[Start Provided material]

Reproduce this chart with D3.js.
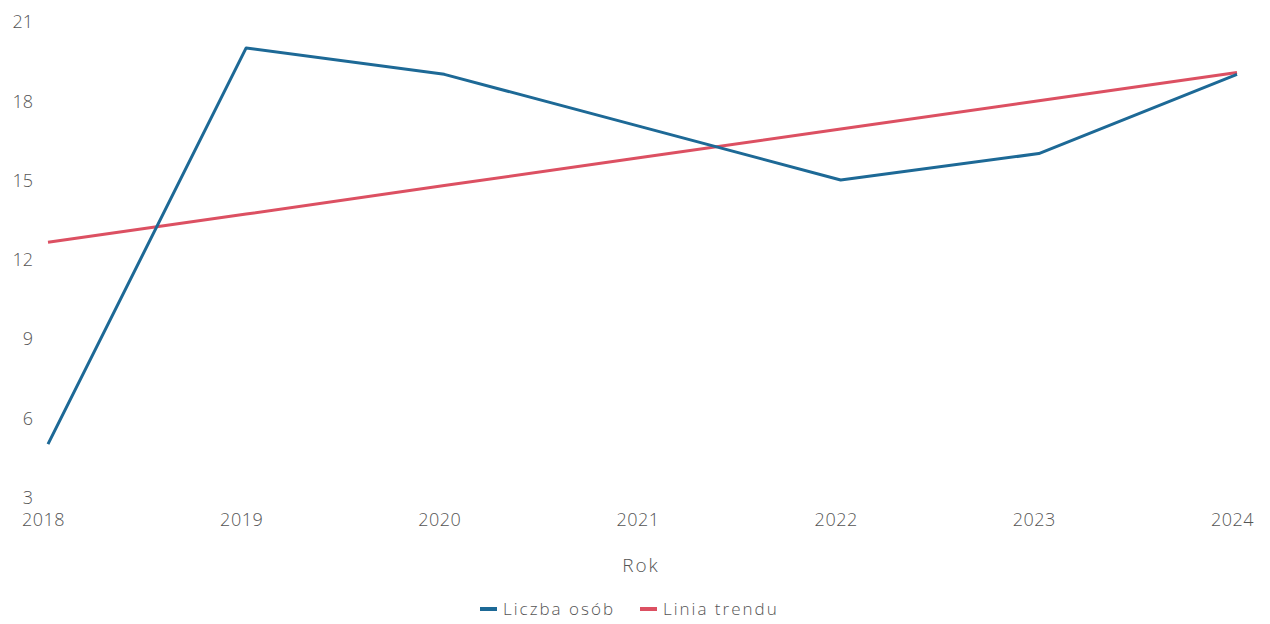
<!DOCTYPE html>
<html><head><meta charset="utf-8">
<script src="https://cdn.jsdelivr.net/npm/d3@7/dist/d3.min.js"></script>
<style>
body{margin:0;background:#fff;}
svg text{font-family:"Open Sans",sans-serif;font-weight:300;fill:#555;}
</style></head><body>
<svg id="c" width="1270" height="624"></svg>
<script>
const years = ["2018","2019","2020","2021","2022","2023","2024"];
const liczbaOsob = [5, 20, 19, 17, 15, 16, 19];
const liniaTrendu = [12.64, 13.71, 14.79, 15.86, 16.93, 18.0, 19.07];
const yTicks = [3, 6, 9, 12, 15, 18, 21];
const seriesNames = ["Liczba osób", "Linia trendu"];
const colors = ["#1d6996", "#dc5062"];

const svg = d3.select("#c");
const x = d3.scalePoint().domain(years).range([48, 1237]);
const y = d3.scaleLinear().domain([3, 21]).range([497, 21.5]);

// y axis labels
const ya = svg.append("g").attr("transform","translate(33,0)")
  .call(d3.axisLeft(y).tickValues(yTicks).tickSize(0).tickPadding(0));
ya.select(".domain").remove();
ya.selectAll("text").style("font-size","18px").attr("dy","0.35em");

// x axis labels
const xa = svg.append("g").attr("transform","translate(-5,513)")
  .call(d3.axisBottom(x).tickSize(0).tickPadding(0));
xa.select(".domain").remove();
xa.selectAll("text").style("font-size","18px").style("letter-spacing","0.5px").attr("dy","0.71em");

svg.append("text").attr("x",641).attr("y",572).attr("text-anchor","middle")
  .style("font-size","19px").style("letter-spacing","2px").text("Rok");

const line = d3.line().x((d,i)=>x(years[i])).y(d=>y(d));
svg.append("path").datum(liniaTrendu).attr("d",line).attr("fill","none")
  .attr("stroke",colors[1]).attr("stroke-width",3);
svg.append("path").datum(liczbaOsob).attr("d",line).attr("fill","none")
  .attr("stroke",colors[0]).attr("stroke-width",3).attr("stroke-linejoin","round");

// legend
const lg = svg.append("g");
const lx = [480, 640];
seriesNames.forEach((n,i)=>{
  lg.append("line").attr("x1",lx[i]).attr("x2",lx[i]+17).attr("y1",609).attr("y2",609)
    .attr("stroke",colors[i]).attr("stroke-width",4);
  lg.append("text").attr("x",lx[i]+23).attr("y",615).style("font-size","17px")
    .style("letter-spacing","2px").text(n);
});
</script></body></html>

[End Provided material]

**The exercise:** Exactly as they appear, print the lines of the listing above from its first line through the line that contains "const y = d3.scaleLinear().domain([3, 21]).range([497, 21.5]);", minus the pictures.

**Exercise result:**
Reproduce this chart with D3.js.
<!DOCTYPE html>
<html><head><meta charset="utf-8">
<script src="https://cdn.jsdelivr.net/npm/d3@7/dist/d3.min.js"></script>
<style>
body{margin:0;background:#fff;}
svg text{font-family:"Open Sans",sans-serif;font-weight:300;fill:#555;}
</style></head><body>
<svg id="c" width="1270" height="624"></svg>
<script>
const years = ["2018","2019","2020","2021","2022","2023","2024"];
const liczbaOsob = [5, 20, 19, 17, 15, 16, 19];
const liniaTrendu = [12.64, 13.71, 14.79, 15.86, 16.93, 18.0, 19.07];
const yTicks = [3, 6, 9, 12, 15, 18, 21];
const seriesNames = ["Liczba osób", "Linia trendu"];
const colors = ["#1d6996", "#dc5062"];

const svg = d3.select("#c");
const x = d3.scalePoint().domain(years).range([48, 1237]);
const y = d3.scaleLinear().domain([3, 21]).range([497, 21.5]);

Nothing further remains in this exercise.